(Charts and diagrams as code)

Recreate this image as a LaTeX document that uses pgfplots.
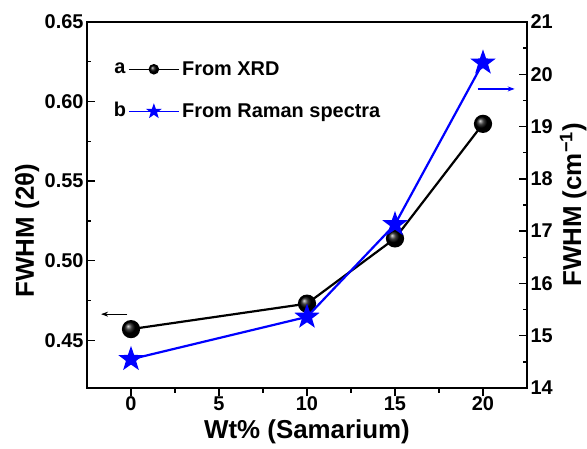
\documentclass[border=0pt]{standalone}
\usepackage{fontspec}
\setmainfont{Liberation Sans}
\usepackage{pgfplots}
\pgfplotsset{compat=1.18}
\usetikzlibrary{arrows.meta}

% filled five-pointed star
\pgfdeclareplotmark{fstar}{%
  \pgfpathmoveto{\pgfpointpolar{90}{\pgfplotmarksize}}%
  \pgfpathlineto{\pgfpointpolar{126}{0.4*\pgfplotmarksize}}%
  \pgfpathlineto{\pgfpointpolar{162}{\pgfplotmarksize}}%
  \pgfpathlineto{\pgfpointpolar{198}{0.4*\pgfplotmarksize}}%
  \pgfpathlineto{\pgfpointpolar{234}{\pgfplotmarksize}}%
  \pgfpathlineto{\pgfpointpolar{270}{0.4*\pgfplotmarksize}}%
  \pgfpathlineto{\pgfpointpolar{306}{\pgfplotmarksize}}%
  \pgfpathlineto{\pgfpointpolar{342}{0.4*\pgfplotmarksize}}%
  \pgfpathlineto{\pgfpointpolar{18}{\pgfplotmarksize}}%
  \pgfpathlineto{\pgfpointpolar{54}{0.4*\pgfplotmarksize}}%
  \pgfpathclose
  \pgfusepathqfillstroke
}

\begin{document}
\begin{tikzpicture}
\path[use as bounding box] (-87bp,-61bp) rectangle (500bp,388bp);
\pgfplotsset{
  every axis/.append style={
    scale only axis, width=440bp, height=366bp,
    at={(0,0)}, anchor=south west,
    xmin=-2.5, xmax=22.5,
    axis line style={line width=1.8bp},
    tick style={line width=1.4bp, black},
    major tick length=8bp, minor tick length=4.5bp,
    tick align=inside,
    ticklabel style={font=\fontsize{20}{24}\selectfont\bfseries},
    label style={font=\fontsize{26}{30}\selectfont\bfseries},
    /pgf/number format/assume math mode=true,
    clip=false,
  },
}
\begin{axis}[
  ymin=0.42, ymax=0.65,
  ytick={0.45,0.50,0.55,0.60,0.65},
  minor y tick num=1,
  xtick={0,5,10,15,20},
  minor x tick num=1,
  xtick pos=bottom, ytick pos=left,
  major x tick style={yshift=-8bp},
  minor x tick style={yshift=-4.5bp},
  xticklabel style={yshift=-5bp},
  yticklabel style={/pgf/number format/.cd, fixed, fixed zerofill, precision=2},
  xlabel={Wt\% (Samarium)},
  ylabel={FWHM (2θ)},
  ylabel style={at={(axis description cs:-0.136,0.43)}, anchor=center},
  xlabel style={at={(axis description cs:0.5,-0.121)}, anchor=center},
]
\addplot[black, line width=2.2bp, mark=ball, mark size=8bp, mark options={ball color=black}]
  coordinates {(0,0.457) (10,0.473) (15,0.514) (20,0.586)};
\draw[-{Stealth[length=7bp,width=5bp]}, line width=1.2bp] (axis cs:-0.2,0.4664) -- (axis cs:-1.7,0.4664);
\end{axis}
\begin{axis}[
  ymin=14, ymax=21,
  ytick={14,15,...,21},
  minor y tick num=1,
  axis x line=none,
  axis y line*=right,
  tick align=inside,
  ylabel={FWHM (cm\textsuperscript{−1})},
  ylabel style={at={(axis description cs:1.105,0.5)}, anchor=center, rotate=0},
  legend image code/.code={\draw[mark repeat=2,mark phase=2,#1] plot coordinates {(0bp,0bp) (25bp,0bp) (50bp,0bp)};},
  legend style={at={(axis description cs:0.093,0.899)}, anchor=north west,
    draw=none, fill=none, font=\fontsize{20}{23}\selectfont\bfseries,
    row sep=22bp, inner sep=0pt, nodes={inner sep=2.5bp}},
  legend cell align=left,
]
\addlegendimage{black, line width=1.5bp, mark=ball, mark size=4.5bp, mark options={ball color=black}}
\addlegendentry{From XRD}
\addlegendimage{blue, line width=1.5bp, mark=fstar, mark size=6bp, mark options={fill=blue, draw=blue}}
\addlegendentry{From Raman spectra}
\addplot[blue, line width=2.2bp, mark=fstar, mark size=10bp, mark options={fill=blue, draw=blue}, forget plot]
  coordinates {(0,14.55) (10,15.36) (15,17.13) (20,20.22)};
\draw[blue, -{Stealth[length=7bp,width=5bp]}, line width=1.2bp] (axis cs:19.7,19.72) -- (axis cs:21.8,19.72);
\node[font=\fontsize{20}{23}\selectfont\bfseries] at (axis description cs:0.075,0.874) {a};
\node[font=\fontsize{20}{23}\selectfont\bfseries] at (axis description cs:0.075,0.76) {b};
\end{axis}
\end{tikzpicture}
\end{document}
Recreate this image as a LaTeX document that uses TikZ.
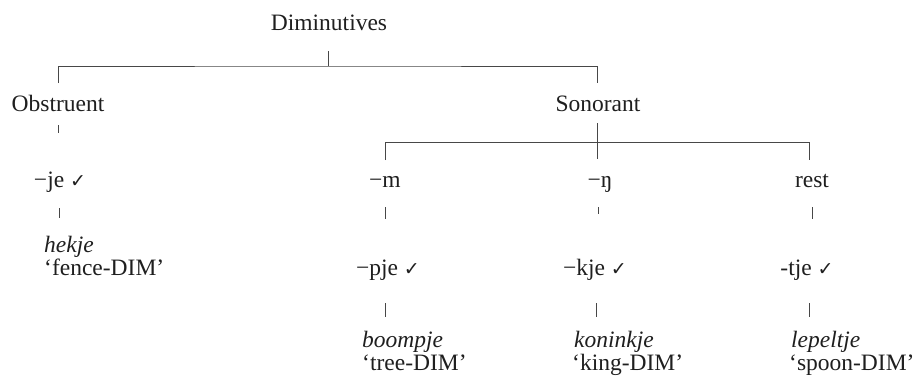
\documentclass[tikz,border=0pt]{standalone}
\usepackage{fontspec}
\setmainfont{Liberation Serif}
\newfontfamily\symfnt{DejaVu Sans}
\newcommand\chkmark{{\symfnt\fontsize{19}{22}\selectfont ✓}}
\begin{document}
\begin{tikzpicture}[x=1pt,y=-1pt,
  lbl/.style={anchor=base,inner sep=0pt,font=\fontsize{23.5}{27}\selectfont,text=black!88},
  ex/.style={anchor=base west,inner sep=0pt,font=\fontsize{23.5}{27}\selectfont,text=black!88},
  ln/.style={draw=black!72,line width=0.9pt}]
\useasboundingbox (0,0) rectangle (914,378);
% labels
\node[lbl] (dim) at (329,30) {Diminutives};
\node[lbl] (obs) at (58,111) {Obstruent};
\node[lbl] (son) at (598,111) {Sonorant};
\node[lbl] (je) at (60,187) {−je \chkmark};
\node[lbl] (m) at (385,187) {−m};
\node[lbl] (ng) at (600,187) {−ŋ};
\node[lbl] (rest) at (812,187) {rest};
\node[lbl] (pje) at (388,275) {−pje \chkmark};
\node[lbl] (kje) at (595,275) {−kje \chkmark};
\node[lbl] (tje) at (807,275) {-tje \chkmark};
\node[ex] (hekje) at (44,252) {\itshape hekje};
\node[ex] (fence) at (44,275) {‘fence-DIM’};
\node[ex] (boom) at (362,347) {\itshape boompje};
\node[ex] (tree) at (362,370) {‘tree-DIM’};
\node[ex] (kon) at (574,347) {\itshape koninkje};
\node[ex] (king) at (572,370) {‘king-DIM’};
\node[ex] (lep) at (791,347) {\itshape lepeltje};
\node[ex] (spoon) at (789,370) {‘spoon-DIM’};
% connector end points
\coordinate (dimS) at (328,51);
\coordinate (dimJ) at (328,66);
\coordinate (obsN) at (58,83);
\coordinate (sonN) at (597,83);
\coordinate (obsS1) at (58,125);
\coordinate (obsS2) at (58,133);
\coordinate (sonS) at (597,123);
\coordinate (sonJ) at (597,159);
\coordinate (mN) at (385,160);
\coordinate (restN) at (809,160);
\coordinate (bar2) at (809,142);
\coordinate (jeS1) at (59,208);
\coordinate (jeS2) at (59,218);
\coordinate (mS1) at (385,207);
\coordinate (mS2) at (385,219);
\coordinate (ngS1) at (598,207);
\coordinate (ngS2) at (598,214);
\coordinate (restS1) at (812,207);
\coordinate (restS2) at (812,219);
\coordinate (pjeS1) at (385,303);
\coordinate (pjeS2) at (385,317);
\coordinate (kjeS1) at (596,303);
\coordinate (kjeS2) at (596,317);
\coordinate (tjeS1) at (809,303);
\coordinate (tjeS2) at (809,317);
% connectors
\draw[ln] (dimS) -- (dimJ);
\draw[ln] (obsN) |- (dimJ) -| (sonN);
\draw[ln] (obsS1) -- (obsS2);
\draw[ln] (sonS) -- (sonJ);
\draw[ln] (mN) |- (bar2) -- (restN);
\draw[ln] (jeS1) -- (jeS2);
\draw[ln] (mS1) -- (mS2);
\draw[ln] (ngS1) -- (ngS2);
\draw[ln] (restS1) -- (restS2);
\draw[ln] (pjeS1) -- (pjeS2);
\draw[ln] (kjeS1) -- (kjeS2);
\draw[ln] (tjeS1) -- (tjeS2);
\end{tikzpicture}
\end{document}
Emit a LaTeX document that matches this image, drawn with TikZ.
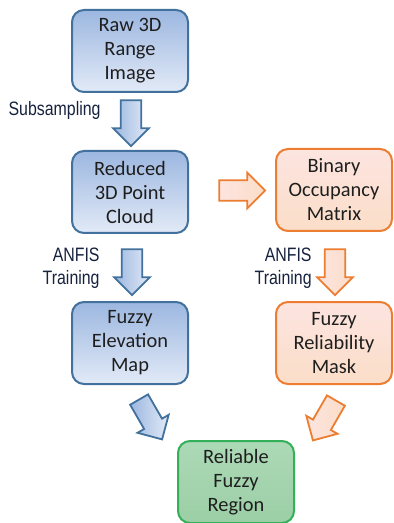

▸ Prompt:
Filter the entries down to the lines containing "this". Copy each of those lines.

▸ Written reply:
Recreate this image as a LaTeX document that uses pgfplots.
Recreate this image as a LaTeX document that uses TikZ.
Emit a LaTeX document that matches this image, drawn with TikZ.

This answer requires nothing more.